Som B Bohora is working as Research Biostatistician at the Behavioral and Developmental Pediatrics section at OUHSC and is also a Student at the College of Public Health. He was trained in biostatistics and epidemiology, and has research experience in Fetal Alcohol Spectrum Disorders (FASD), HIV/AIDS clinical trials and child maltreatment prevention. He is interested in the applications of statistical computing, predictive analytics, and dynamic reporting in these research arenas.

Abstract:

In this research, we considered data with a non-normally distributed response variable. In particular, we extended an existing AUC model that handles only two discrete covariates to a generalized AUC model that can be used on data with any number of discrete covariates. Comparing with other similar methods which requires iterative algorithms and bootstrap procedure, our method involved only closed-form formulae for parameter estimation, hypothesis testing, and confidence intervals. The issue of model identifiability was also discussed. Our model has broad applicability in clinical trials due to the ease of interpretation on model parameters and its utility was illustrated using data from a clinical trial study aimed at evaluating education materials for prevention of Fetal Alcohol Spectrum Disorders (FASDs). Finally, for a variety of design scenarios, our method produced parameters with small biases and confidence intervals with nominal coverages as demonstrated by simulations.

Speaker
Biography:

Gudicha is a prospective Ph.D student at Tilburg University, The Netherlands.
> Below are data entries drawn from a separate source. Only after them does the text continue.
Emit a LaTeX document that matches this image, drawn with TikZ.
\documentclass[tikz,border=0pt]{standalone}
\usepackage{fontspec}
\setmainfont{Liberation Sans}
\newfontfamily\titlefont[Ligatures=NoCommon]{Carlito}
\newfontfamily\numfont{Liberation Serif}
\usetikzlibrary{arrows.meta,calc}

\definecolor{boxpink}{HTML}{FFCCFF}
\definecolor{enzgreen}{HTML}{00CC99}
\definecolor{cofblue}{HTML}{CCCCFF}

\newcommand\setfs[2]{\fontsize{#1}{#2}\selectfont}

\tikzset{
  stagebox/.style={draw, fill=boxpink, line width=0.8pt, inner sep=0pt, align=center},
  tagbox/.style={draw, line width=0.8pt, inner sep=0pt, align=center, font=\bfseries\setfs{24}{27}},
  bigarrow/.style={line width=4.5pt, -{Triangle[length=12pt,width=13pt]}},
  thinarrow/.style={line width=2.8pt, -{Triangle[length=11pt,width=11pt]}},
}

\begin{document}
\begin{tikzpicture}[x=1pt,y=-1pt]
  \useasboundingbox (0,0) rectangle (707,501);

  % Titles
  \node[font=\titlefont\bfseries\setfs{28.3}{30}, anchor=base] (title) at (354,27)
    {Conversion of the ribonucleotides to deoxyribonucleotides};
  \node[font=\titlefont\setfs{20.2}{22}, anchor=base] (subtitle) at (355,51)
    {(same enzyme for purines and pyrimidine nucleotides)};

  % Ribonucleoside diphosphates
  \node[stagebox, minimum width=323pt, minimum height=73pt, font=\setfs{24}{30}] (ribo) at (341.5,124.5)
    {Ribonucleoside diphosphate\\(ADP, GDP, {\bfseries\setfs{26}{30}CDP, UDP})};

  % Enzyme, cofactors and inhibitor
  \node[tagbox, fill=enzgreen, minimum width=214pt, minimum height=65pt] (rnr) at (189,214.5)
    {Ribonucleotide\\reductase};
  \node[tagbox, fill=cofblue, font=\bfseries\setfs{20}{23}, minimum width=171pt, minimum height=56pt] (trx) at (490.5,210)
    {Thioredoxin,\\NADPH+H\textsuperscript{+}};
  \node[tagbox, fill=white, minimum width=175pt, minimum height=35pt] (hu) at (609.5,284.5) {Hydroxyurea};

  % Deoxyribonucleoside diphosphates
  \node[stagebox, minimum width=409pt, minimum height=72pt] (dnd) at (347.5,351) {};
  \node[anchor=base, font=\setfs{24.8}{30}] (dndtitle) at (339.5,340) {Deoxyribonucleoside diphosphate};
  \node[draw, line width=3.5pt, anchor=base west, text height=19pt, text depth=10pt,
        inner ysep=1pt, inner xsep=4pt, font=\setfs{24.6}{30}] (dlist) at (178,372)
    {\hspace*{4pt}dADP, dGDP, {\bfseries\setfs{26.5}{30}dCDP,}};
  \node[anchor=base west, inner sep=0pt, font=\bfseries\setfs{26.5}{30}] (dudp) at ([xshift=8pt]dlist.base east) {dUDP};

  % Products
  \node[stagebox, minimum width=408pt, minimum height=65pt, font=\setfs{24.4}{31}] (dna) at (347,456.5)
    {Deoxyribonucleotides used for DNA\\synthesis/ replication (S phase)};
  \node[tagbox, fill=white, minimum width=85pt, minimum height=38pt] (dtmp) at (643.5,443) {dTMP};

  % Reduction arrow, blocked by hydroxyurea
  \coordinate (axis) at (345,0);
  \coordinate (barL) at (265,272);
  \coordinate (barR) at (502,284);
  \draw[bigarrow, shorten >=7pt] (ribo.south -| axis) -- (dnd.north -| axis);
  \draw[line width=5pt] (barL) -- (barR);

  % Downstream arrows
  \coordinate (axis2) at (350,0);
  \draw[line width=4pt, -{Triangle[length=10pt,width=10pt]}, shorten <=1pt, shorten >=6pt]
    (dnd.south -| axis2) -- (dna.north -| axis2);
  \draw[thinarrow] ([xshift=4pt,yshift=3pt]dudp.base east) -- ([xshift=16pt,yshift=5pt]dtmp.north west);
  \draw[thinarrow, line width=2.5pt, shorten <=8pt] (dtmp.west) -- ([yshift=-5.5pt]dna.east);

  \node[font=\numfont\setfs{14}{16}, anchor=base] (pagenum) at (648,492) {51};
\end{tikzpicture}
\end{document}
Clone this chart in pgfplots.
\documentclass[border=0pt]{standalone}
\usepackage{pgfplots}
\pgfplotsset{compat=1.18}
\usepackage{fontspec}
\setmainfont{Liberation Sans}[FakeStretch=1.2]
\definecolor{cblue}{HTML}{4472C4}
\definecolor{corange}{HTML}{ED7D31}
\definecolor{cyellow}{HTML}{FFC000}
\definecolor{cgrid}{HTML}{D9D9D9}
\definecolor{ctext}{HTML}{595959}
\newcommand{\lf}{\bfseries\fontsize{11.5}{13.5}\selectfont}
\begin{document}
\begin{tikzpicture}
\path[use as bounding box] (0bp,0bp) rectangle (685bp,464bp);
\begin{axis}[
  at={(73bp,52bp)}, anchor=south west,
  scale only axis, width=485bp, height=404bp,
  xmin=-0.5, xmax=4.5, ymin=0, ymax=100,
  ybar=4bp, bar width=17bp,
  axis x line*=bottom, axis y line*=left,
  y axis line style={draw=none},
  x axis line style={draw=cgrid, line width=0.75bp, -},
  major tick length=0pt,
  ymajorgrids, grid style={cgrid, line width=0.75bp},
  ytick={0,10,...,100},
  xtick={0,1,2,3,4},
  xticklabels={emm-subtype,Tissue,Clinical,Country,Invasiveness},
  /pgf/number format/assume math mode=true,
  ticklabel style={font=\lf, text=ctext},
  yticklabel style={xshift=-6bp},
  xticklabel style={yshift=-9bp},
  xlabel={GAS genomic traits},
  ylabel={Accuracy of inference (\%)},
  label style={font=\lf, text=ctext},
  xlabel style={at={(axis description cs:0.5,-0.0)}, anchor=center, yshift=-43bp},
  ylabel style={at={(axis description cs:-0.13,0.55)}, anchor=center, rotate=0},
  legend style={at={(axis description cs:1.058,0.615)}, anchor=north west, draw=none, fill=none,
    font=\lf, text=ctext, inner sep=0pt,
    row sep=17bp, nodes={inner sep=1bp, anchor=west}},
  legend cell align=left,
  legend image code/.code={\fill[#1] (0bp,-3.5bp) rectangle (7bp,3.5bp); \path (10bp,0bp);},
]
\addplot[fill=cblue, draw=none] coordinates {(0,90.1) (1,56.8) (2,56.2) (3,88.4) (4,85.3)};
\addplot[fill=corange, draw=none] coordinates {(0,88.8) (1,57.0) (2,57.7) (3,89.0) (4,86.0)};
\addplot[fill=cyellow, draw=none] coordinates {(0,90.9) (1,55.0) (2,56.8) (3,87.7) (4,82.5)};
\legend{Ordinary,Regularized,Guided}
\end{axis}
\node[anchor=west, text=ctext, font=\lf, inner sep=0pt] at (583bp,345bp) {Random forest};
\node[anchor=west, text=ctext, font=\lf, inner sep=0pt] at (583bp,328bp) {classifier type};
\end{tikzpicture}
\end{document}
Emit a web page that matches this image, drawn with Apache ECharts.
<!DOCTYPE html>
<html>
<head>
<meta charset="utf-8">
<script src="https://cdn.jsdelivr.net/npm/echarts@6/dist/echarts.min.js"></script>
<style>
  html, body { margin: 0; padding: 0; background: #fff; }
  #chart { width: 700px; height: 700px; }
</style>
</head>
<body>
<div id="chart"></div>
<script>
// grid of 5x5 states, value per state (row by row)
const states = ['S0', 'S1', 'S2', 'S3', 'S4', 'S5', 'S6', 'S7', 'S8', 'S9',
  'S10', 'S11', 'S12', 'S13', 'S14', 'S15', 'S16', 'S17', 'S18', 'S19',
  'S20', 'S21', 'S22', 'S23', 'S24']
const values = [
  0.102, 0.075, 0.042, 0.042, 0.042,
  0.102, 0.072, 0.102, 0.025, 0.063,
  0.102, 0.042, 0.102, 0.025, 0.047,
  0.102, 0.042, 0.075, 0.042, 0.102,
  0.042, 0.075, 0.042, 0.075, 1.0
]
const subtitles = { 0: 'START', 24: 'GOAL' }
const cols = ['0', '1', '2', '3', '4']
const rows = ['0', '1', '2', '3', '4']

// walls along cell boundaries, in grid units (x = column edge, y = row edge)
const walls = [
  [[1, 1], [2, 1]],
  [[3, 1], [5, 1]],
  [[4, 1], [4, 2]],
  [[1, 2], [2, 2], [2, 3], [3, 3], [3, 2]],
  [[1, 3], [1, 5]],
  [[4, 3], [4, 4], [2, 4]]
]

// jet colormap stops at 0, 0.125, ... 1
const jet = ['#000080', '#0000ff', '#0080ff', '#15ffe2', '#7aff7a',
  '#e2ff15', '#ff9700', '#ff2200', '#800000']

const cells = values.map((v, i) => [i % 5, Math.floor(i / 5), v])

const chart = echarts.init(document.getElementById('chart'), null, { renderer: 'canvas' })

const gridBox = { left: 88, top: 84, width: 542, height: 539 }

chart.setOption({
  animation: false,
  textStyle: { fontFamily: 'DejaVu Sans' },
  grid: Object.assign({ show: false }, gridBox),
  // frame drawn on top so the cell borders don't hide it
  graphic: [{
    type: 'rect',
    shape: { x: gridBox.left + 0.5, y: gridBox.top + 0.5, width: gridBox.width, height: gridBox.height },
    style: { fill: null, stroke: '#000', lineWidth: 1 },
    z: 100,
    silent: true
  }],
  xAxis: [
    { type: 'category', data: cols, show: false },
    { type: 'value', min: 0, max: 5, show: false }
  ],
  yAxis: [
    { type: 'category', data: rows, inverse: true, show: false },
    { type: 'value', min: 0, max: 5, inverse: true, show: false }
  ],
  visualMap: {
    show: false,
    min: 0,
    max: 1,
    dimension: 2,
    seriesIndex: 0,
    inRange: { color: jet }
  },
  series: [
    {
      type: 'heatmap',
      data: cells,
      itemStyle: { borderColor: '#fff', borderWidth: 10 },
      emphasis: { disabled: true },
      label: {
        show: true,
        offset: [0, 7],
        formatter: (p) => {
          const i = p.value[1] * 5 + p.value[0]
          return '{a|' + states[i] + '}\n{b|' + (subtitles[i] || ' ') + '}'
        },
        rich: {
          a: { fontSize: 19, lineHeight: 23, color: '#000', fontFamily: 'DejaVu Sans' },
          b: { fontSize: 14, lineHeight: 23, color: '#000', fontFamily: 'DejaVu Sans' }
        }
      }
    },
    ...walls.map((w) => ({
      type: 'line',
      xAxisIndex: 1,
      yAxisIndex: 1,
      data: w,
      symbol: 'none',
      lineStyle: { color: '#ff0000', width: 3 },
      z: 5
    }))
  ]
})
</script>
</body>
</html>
His PhD dissertation, supervised under Professor Jeroen K. Vermunt, deals with power and sample size computation methods for both simple mixture models for cross-sectional data and complex mixture models for longitudinal data. The results of this dissertation contribute to the field of mixture modelling in many ways: address factors that affect the power of statistical tests for mixture distributions, but also, considering the case of hypothesis testing for which the asymptotic theory is not warranted, present a method for power/sample size computation. Gudicha got his master in applied statistics from Addis Ababa University and research master in social and Behavioral science from Tilburg University. He has several years of teaching at the University and has also published his research work on high quality journals.

Abstract:

In recent years, the latent Markov (LM) model has proven useful to identify distinct unobserved states and transitions between these states over time in longitudinally observed responses. The bootstrap likelihood ratio (BLR) test is becoming a gold standard for testing the number of states, yet little is known about power analysis methods for this test. This paper presents a short-cut to a p-value based power computation for the BLR test. The p-value based power computation involves computing the power as the proportion of the bootstrap p-value (PBP) for which the null hypothesis is rejected. This requires to perform the full bootstrap for multiple samples of the model under the alternative hypothesis. Power computation using the short-cut method involves the following simple steps: obtain the parameter estimates of the model under the null hypothesis, construct the empirical distributions of the likelihood ratio under the null and alternative hypotheses via Monte Carlo simulations, and use these empirical distributions to compute the power. The advantage of this short-cut method is that it is computationally cheaper and is simple to apply for sample size determination.